ChatGPT for teachers

Should we allow students to use ChatGPT?

According to our admin team, the current guidance is that students may use ChatGPT but need to understand it’s just another source of information that needs to be evaluated for credibility like any other source. And text that comes from GPT needs to be quoted and attributed just like anything the student did not write themselves.

However in order to help our students understand what that actually means, we need to help them understand what GPT and other Large Language Models (LLMs) are actually capable of and how they produce text via a totally different process than human authors.

The first thing to understand is that GPT is extremely unreliable on factual matters. It was built to produce plausible text not factual text. Which is not to say it never produces factual text. But if it does, it is only because that text happens to be more plausible than the alternative.

GPT has no ability to gauge the accuracy or truthfulness of its own output because it is not built to have any notion of accuracy or truthfulness. But that won’t stop it from confidently answering if you ask it if it is being accurate or truthful—it will generate whatever it determines to be the most plausible response to such a question but still with no regard to accuracy or truth.

As a general rule of thumb nobody should take any factual statement emitted by GPT at face value.

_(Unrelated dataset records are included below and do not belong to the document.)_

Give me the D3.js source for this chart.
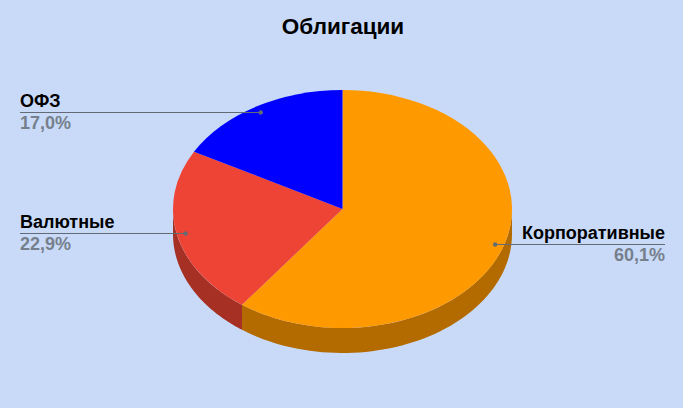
<!DOCTYPE html>
<html><head><meta charset="utf-8">
<script src="https://cdn.jsdelivr.net/npm/d3@7/dist/d3.min.js"></script>
<style>html,body{margin:0;padding:0;background:#c9daf8}svg{display:block}text{font-family:"Liberation Sans",Arial,sans-serif}</style>
</head><body><svg id="c" width="683" height="408"></svg>
<script>
const titleText = "Облигации";
const categories = ["Корпоративные","Валютные","ОФЗ"];
const shares = [60.1,22.9,17.0];
const topColors = ["#ff9900","#ee4435","#0000ff"];
const sideColors = ["#b36b00","#a73025","#0000b3"];

(function(){
const W=683,H=408,cx=342.5,cy=209,rx=169.5,ry=119,depth=25;
const svg=d3.select("#c");
svg.append("rect").attr("width",W).attr("height",H).attr("fill","#c9daf8");
svg.append("text").attr("x",343).attr("y",34).attr("text-anchor","middle")
  .attr("font-size",22.5).attr("font-weight","bold").attr("fill","#000").text(titleText);

const xS=d3.scaleLinear().domain([-1,1]).range([cx-rx,cx+rx]);
const yS=d3.scaleLinear().domain([-1,1]).range([cy-ry,cy+ry]);
const pie=d3.pie().sort(null).value(d=>d.v);
const arcs=pie(categories.map((c,i)=>({c,v:shares[i],i})));
const px=(a,r=1)=>xS(r*Math.sin(a)), py=(a,r=1)=>yS(-r*Math.cos(a));

const line=d3.line().x(d=>d[0]).y(d=>d[1]);
arcs.forEach(s=>{
  const a0=Math.max(s.startAngle,Math.PI/2),a1=Math.min(s.endAngle,Math.PI*1.5);
  if(a1<=a0)return;
  const as=d3.range(0,61).map(k=>a0+(a1-a0)*k/60);
  const pts=as.map(a=>[px(a),py(a)]).concat(as.slice().reverse().map(a=>[px(a),py(a)+depth]));
  svg.append("path").attr("d",line(pts)+"Z").attr("fill",sideColors[s.data.i]);
});

const arc=d3.arc().innerRadius(0).outerRadius(100);
const face=svg.append("g").attr("transform",`translate(${cx},${cy}) scale(${rx/100},${ry/100})`);
face.selectAll("path").data(arcs).join("path").attr("d",arc).attr("fill",d=>topColors[d.data.i]);

const fmt=v=>v.toFixed(1).replace(".",",")+"%";
const lineCol="#636b75";
arcs.forEach(s=>{
  const mid=(s.startAngle+s.endAngle)/2,dx=px(mid,.948),dy=Math.round(py(mid,.948));
  const right=mid<Math.PI;
  const tx=right?665:20,anchor=right?"end":"start";
  svg.append("line").attr("x1",dx).attr("x2",tx).attr("y1",dy+.5).attr("y2",dy+.5)
    .attr("stroke",lineCol).attr("stroke-width",1);
  svg.append("circle").attr("cx",dx).attr("cy",dy+.5).attr("r",2.2).attr("fill",lineCol);
  svg.append("text").attr("x",tx).attr("y",dy-5).attr("text-anchor",anchor)
    .attr("font-size",18).attr("font-weight","bold").attr("fill","#000").text(s.data.c);
  svg.append("text").attr("x",tx).attr("y",dy+17).attr("text-anchor",anchor)
    .attr("font-size",18).attr("font-weight","bold").attr("fill","#76808c").text(fmt(s.data.v));
});
})();
</script></body></html>
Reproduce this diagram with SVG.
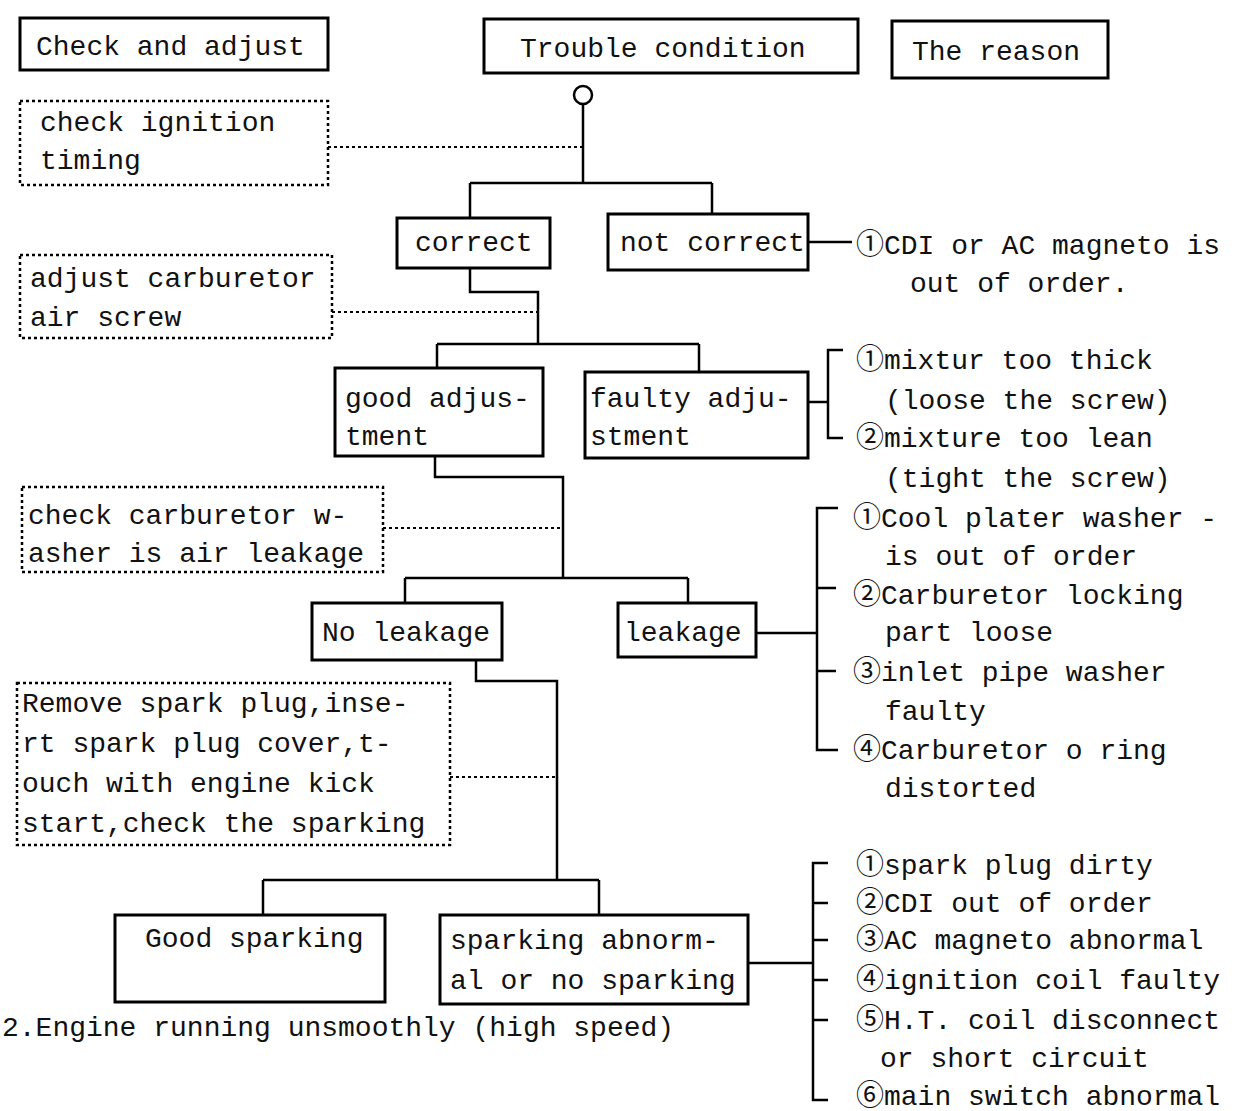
<svg xmlns="http://www.w3.org/2000/svg" width="1244" height="1111" viewBox="0 0 1244 1111">
<style>
text{font-family:"Liberation Mono","DejaVu Sans Mono","Noto Sans CJK JP",monospace;font-size:28px;fill:#111}
.box{fill:#fff;stroke:#000;stroke-width:3}
.dbox{fill:#fff;stroke:#000;stroke-width:2.5;stroke-dasharray:3 3}
.ln{fill:none;stroke:#000;stroke-width:2.5}
.dl{fill:none;stroke:#000;stroke-width:2;stroke-dasharray:3 3}
</style>
<rect width="1244" height="1111" fill="#fff"/>
<g id="connectors">
<circle cx="583" cy="95" r="9" fill="#fff" stroke="#000" stroke-width="2.5"/>
<path class="ln" d="M583 104V183M470 183H712M470 183V218M712 183V214"/>
<path class="dl" d="M328 147H583"/>
<path class="ln" d="M808 242H852"/>
<path class="ln" d="M470 268V292H538V344M437 344H699M437 344V368M699 344V372"/>
<path class="dl" d="M332 312H538"/>
<path class="ln" d="M808 402H828M843 350H828V438H843"/>
<path class="ln" d="M435 456V477H563V578M405 578H688M405 578V603M688 578V603"/>
<path class="dl" d="M383 528H563"/>
<path class="ln" d="M756 633H817M838 508H817V750H838M817 588H836M817 671H836"/>
<path class="ln" d="M476 660V681H557V880M263 880H599M263 880V915M599 880V915"/>
<path class="dl" d="M450 777H557"/>
<path class="ln" d="M748 963H813M828 863H813V1100H828M813 903H828M813 940H828M813 980H828M813 1020H828"/>
</g>
<g id="hdr-check"><rect class="box" x="20" y="18" width="308" height="52"/><text x="36" y="55">Check and adjust</text></g>
<g id="hdr-trouble"><rect class="box" x="484" y="19" width="374" height="54"/><text x="520" y="57">Trouble condition</text></g>
<g id="hdr-reason"><rect class="box" x="892" y="21" width="216" height="57"/><text x="912" y="60">The reason</text></g>
<g id="chk-ignition"><rect class="dbox" x="20" y="101" width="308" height="84"/><text x="40" y="131">check ignition</text><text x="40" y="169">timing</text></g>
<g id="correct"><rect class="box" x="397" y="218" width="153" height="50"/><text x="415" y="251">correct</text></g>
<g id="not-correct"><rect class="box" x="608" y="214" width="200" height="56"/><text x="620" y="251">not correct</text></g>
<g id="reason-cdi"><text x="856" y="254">①CDI or AC magneto is</text><text x="910" y="292">out of order.</text></g>
<g id="adj-carb"><rect class="dbox" x="20" y="255" width="312" height="83"/><text x="30" y="287">adjust carburetor</text><text x="30" y="326">air screw</text></g>
<g id="good-adj"><rect class="box" x="335" y="368" width="208" height="88"/><text x="345" y="407">good adjus-</text><text x="345" y="445">tment</text></g>
<g id="faulty-adj"><rect class="box" x="585" y="372" width="223" height="86"/><text x="590" y="407">faulty adju-</text><text x="590" y="445">stment</text></g>
<g id="reason-mix"><text x="856" y="369">①mixtur too thick</text><text x="885" y="409">(loose the screw)</text><text x="856" y="447">②mixture too lean</text><text x="885" y="487">(tight the screw)</text></g>
<g id="chk-washer"><rect class="dbox" x="22" y="487" width="361" height="85"/><text x="28" y="524">check carburetor w-</text><text x="28" y="562">asher is air leakage</text></g>
<g id="no-leak"><rect class="box" x="312" y="603" width="190" height="57"/><text x="322" y="641">No leakage</text></g>
<g id="leak"><rect class="box" x="618" y="603" width="138" height="54"/><text x="624" y="641">leakage</text></g>
<g id="reason-leak"><text x="853" y="527">①Cool plater washer -</text><text x="885" y="565">is out of order</text><text x="853" y="604">②Carburetor locking</text><text x="885" y="641">part loose</text><text x="853" y="681">③inlet pipe washer</text><text x="885" y="720">faulty</text><text x="853" y="759">④Carburetor o ring</text><text x="885" y="797">distorted</text></g>
<g id="chk-spark"><rect class="dbox" x="17" y="683" width="433" height="162"/><text x="22" y="712">Remove spark plug,inse-</text><text x="22" y="752">rt spark plug cover,t-</text><text x="22" y="792">ouch with engine kick</text><text x="22" y="832">start,check the sparking</text></g>
<g id="good-spark"><rect class="box" x="115" y="915" width="270" height="87"/><text x="145" y="947">Good sparking</text></g>
<g id="bad-spark"><rect class="box" x="440" y="915" width="308" height="89"/><text x="450" y="949">sparking abnorm-</text><text x="450" y="989">al or no sparking</text></g>
<g id="reason-spark"><text x="856" y="874">①spark plug dirty</text><text x="856" y="912">②CDI out of order</text><text x="856" y="949">③AC magneto abnormal</text><text x="856" y="989">④ignition coil faulty</text><text x="856" y="1029">⑤H.T. coil disconnect</text><text x="880" y="1067">or short circuit</text><text x="856" y="1105">⑥main switch abnormal</text></g>
<g id="caption"><text x="2" y="1036">2.Engine running unsmoothly (high speed)</text></g>
</svg>
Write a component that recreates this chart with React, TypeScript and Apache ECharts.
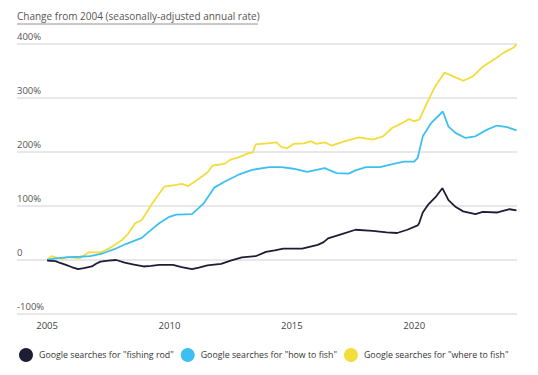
import React, { useEffect, useRef } from "react";
import * as echarts from "echarts";

const titleText = "Change from 2004 (seasonally-adjusted annual rate)";
const xTickValues = [2005, 2010, 2015, 2020];
const yTickValues = [-100, 0, 100, 200, 300, 400];

const seriesNames = [
  'Google searches for "fishing rod"',
  'Google searches for "how to fish"',
  'Google searches for "where to fish"',
];
const seriesColors = ["#1f1d35", "#3dc0f1", "#f3dc3b"];

const fishingRod: [number, number][] = [
  [2005.0, -1], [2005.35, -2], [2005.5, -5], [2005.77, -9], [2006.0, -13], [2006.27, -17],
  [2006.5, -15], [2006.83, -12], [2007.0, -7], [2007.18, -3], [2007.5, -1], [2007.82, 0],
  [2008.17, -5], [2008.5, -8], [2008.94, -12], [2009.25, -11], [2009.58, -9], [2010.14, -9],
  [2010.5, -13], [2010.92, -17], [2011.2, -14], [2011.55, -10], [2012.11, -7], [2012.5, -1],
  [2012.96, 5], [2013.52, 7], [2013.94, 15], [2014.3, 18], [2014.65, 21], [2015.42, 21],
  [2016.06, 28], [2016.3, 33], [2016.48, 40], [2017.04, 48], [2017.6, 56], [2018.3, 54],
  [2018.87, 51], [2019.3, 50], [2019.72, 56], [2020.14, 64], [2020.2, 68], [2020.35, 88],
  [2020.56, 102], [2020.9, 118], [2021.15, 133], [2021.4, 111], [2021.7, 98], [2022.0, 90],
  [2022.5, 85], [2022.8, 89], [2023.4, 88], [2023.9, 94], [2024.18, 92],
];

const howToFish: [number, number][] = [
  [2005.0, 0], [2005.35, 3], [2005.77, 5], [2006.34, 6], [2006.76, 7], [2007.25, 12],
  [2007.75, 20], [2008.24, 30], [2008.87, 41], [2009.15, 52], [2009.58, 68], [2010.0, 80],
  [2010.28, 84], [2010.92, 85], [2011.4, 105], [2011.83, 134], [2012.25, 145], [2012.82, 158],
  [2013.38, 167], [2014.08, 172], [2014.58, 172], [2015.07, 169], [2015.63, 163], [2016.34, 170],
  [2016.83, 161], [2017.32, 160], [2017.6, 166], [2018.03, 172], [2018.6, 172], [2019.15, 178],
  [2019.58, 182], [2020.0, 182], [2020.14, 189], [2020.35, 229], [2020.7, 254], [2021.17, 275],
  [2021.4, 247], [2021.7, 235], [2022.1, 226], [2022.5, 229], [2022.96, 241], [2023.38, 249],
  [2023.8, 246], [2024.18, 240],
];

const whereToFish: [number, number][] = [
  [2005.0, 1], [2005.2, 7], [2005.45, 3], [2005.63, 2], [2005.85, 6], [2006.34, 3],
  [2006.69, 14], [2007.18, 14], [2007.6, 23], [2008.03, 36], [2008.3, 48], [2008.6, 68],
  [2008.87, 74], [2009.3, 105], [2009.79, 136], [2010.28, 139], [2010.5, 141], [2010.77, 137],
  [2011.13, 148], [2011.55, 162], [2011.76, 175], [2012.25, 178], [2012.5, 186], [2012.82, 190],
  [2013.24, 198], [2013.4, 199], [2013.52, 214], [2014.0, 216], [2014.37, 218], [2014.58, 209],
  [2014.8, 207], [2015.07, 215], [2015.5, 216], [2015.77, 220], [2016.0, 215], [2016.34, 218],
  [2016.62, 212], [2017.18, 220], [2017.75, 227], [2018.3, 223], [2018.73, 229], [2019.08, 244],
  [2019.44, 252], [2019.79, 261], [2020.0, 257], [2020.21, 260], [2020.42, 281], [2020.85, 321],
  [2021.24, 347], [2021.55, 341], [2022.0, 332], [2022.4, 340], [2022.8, 358], [2023.38, 375],
  [2023.66, 384], [2024.08, 394], [2024.18, 400],
];

const allSeries = [fishingRod, howToFish, whereToFish];

export default function App() {
  const ref = useRef<HTMLDivElement>(null);
  useEffect(() => {
    if (!ref.current) return;
    const chart = echarts.init(ref.current, null, { renderer: "svg" });
    const font = "Open Sans";
    chart.setOption({
      animation: false,
      textStyle: { fontFamily: font },
      grid: { left: 17, right: 21, top: 44, bottom: 61, outerBoundsMode: "none", containLabel: false },
      graphic: [
        {
          type: "text",
          left: 17,
          top: 11,
          style: { text: titleText, fontSize: 10, fill: "#555", fontFamily: font },
        },
        {
          type: "line",
          shape: { x1: 17, y1: 24, x2: 258, y2: 24 },
          style: { stroke: "#777", lineWidth: 0.8 },
        },
      ],
      legend: {
        left: 19,
        top: 348,
        padding: 0,
        icon: "circle",
        itemWidth: 14,
        itemHeight: 14,
        itemGap: 7,
        textStyle: { fontSize: 8.8, color: "#333", fontFamily: font, padding: [0, 0, 0, 1] },
        data: seriesNames,
      },
      xAxis: {
        type: "value",
        min: 2003.77,
        max: 2024.2,
        axisLine: { show: false },
        axisTick: { show: false },
        splitLine: { show: false },
        axisLabel: {
          customValues: xTickValues,
          color: "#444",
          fontSize: 9.5,
          margin: 6,
          formatter: (v: number) => String(v),
        },
      },
      yAxis: {
        type: "value",
        min: -100,
        max: 400,
        interval: 100,
        axisLine: { show: false },
        axisTick: { show: false },
        splitLine: { lineStyle: { color: "#e0e0e0", width: 1.5 } },
        axisLabel: {
          inside: true,
          margin: 0,
          verticalAlign: "bottom",
          padding: [0, 0, 3, 0],
          color: "#555",
          fontSize: 9.5,
          customValues: yTickValues,
          formatter: (v: number) => (v === 0 ? "0" : v + "%"),
        },
      },
      series: allSeries.map((d, i) => ({
        name: seriesNames[i],
        type: "line",
        data: d,
        showSymbol: false,
        symbol: "none",
        smooth: false,
        lineStyle: { color: seriesColors[i], width: 1.8 },
        itemStyle: { color: seriesColors[i] },
        z: 3 - i,
      })),
    });
    return () => chart.dispose();
  }, []);
  return <div ref={ref} style={{ width: 538, height: 375, position: "absolute", left: 0, top: 0 }} />;
}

It could possibly be useful to generate a starting list of facts if you (or your students) were going to verify them via some other means.

Remember when we worried that Wikipedia wasn’t reliable? It is the gold standard of human curated knowledge these days compared to the hallucinations of LLMs.

How can I tell if writing is AI generated?

Sadly, there is currently no way to reliably determine whether a piece of text was generated by an AI.

OpenAI, the makers of ChatGPT, have released a separate tool that attempts to classify texts as likely written by a human or likely written by an AI but even that tool will, according to them, classify 9% of human written texts as “Likely AI generated”. That means if you check all the assignments from a thirty-student class, all of whom did their own work, the tool would still estimate, on average at least two of them as having been likely written by an AI.

It is also extremely important to note that this is a separate tool from ChatGPT itself. You cannot ask the chat interface itself to evaluate whether it wrote a given piece of text—it will absolutely make something up.

To see this in action, you may want to read this conversation I had with GPT-4 about a piece of text that I know I wrote.

How does ChatGPT work?

If you read one thing (beyond this thing you’re reading now) about how to think about how ChatGPT works, you should read “ChatGPT as a query engine on a giant corpus of text”. If after reading that you want a more in-depth and technical explanation of how ChatGPT actually works you can read Stephen Wolfram’s explainer “What Is ChatGPT Doing … and Why Does It Work?”.

The really simple version is, ChatGPT is a giant function that predicts, given some starting text, what words are likely to come next based on what it has seen in the huge swaths of text from the internet that it has been trained on. It then picks a probable word, emits it, and uses the original text plus that new word as the starting point to predict another word, and so on. This is a obviously a vast oversimplification but that’s fundamentally what it’s doing.

The thing that makes it seem so eerily intelligent is the sophistication of how the “context” is embedded in the model; this is what allows it to produce answers that are responsive the questions, etc. But there is no underlying “mental model” beyond word probabilities and no ability for it to do anything other than generate probable words. Thus it can easily be tripped up by simple math and logic questions which you’d think a computer would be really good at.

There are several examples in “ChatGPT as a query engine on a giant corpus of text” of ChatGPTs inability to do basic math and logic. Or you can read “Math is hard” wherein I try to get GPT-4 to do some math.